In his most ambitious book to date, bestselling historian William Dalrymple tells the timely and cautionary tale of the rise of the East India Company and one of the most supreme acts of corporate violence in world history
In August 1765 the East India Company defeated and captured the young Mughal emperor and forced him to set up in his richest provinces a new government run by English traders who collected taxes through means of a vast and ruthless private army.
The creation of this new government marked the moment that the East India Company ceased to be a conventional international trading corporation, dealing in silks and spices, and became something much more unusual- an aggressive colonial power in the guise of a multinational corporation. In less than half a century it had trained up a private security force of around 260,000 men twice the size of the British army and had subdued an entire subcontinent, conquering first Bengal and finally, in 1803, the Mughal capital of Delhi itself. The Company's reach stretched relentlessly until almost all of India south of the Himalayas was effectively ruled from a boardroom in London.

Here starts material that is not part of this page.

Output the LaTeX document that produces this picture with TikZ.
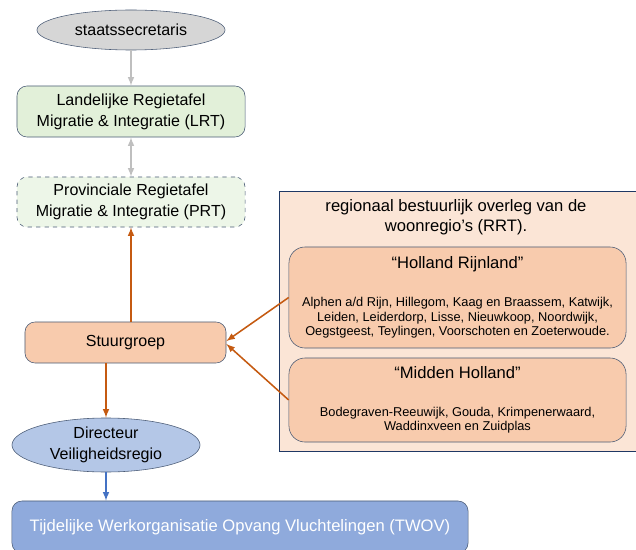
\documentclass[tikz,border=0pt]{standalone}
\usepackage{fontspec}
\setmainfont{Liberation Sans}
\usetikzlibrary{shapes.geometric}
\definecolor{lijn}{HTML}{4A5B75}
\definecolor{grijs}{HTML}{D6D6D6}
\definecolor{pijlgrijs}{HTML}{BFBFBF}
\definecolor{groen}{HTML}{E2F0D9}
\definecolor{lichtgroen}{HTML}{EDF6E8}
\definecolor{oranje}{HTML}{F8CBAD}
\definecolor{lichtoranje}{HTML}{FBE5D6}
\definecolor{pijloranje}{HTML}{C55A11}
\definecolor{blauw}{HTML}{B4C7E7}
\definecolor{donkerblauw}{HTML}{8FAADC}
\definecolor{pijlblauw}{HTML}{4472C4}
\definecolor{navy}{HTML}{1F3864}
\newcommand{\klein}{\fontsize{9.1}{10.3}\selectfont}
\newcommand{\groot}{\fontsize{11.8}{14}\selectfont}
\begin{document}
\begin{tikzpicture}
    [
    x=0.025cm,y=-0.025cm,
    every node/.style={font=\fontsize{11.4}{14.8}\selectfont},
    oval/.style={ellipse,draw=lijn,thin,inner sep=0pt,minimum width=4.7cm},
    box/.style={rectangle,rounded corners=2.5mm,draw=lijn,thin,align=center,inner sep=0pt},
    regio/.style={box,rounded corners=4mm,fill=oranje,minimum width=8.425cm,font=\klein},
    grijspijl/.style={draw=pijlgrijs,line width=1.1pt},
    oranjepijl/.style={draw=pijloranje,line width=1.1pt,-latex}
    ]
    \useasboundingbox (0,0) rectangle (636,550);
    \node (staats) at (131,30) [oval,fill=grijs,minimum height=1cm] {staatssecretaris};
    \node (lrt) at (131,111.5) [box,fill=groen,minimum width=5.7cm,minimum height=1.275cm] {Landelijke Regietafel\\Migratie \& Integratie (LRT)};
    \node (prt) at (131,202) [box,fill=lichtgroen,dashed,minimum width=5.7cm,minimum height=1.25cm] {Provinciale Regietafel\\Migratie \& Integratie (PRT)};
    \node (stuur) at (125.5,342.5) [box,fill=oranje,minimum width=5.025cm,minimum height=1.025cm] {Stuurgroep};
    \node (dir) at (106,445) [oval,fill=blauw,minimum height=1.35cm,align=center] {Directeur\\Veiligheidsregio};
    \node (twov) at (240,527) [box,fill=donkerblauw,text=white,minimum width=11.4cm,minimum height=1.3cm,font=\groot] {Tijdelijke Werkorganisatie Opvang Vluchtelingen (TWOV)};
    % regionaal overleg
    \node (rrt) at (458,321) [rectangle,draw=navy,thin,fill=lichtoranje,minimum width=8.95cm,minimum height=6.5cm] {};
    \node (rrttitel) at (456,217) [align=center,font=\groot] {regionaal bestuurlijk overleg van de\\woonregio’s (RRT).};
    \node (hr) at (457.5,297.5) [regio,minimum height=2.525cm] {{\groot “Holland Rijnland”}\\[16.5pt]Alphen a/d Rijn, Hillegom, Kaag en Braassem, Katwijk,\\Leiden, Leiderdorp, Lisse, Nieuwkoop, Noordwijk,\\Oegstgeest, Teylingen, Voorschoten en Zoeterwoude.};
    \node (mh) at (457.5,400) [regio,minimum height=2.1cm] {{\groot “Midden Holland”}\\[16.5pt]Bodegraven-Reeuwijk, Gouda, Krimpenerwaard,\\Waddinxveen en Zuidplas};
    \draw [grijspijl,-latex] (staats) to (lrt);
    \draw [grijspijl,latex-latex] (lrt) to (prt);
    \draw [oranjepijl] (prt.south |- stuur.north) to (prt.south);
    \draw [oranjepijl] (dir.north |- stuur.south) to (dir.north);
    \draw [draw=pijlblauw,line width=1.1pt,-latex] (dir.south) to (dir.south |- twov.north);
    \draw [oranjepijl] (hr.west) to ([yshift=1pt]stuur.east);
    \draw [oranjepijl] (mh.west) to ([yshift=-1pt]stuur.east);
  \end{tikzpicture}
\end{document}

The Anarchy tells the remarkable story of how one of the world's most magnificent empires disintegrated and came to be replaced by a dangerously unregulated private company, based thousands of miles overseas and answerable only to its shareholders. In his most ambitious and riveting book to date, William Dalrymple tells the story of the East India Company as it has never been told before, unfolding a timely cautionary tale of the first global corporate power.
Three hundred and fifteen years after its founding, with a corporate Mogul now sitting in the White House, the story of the East India Company has never been more current.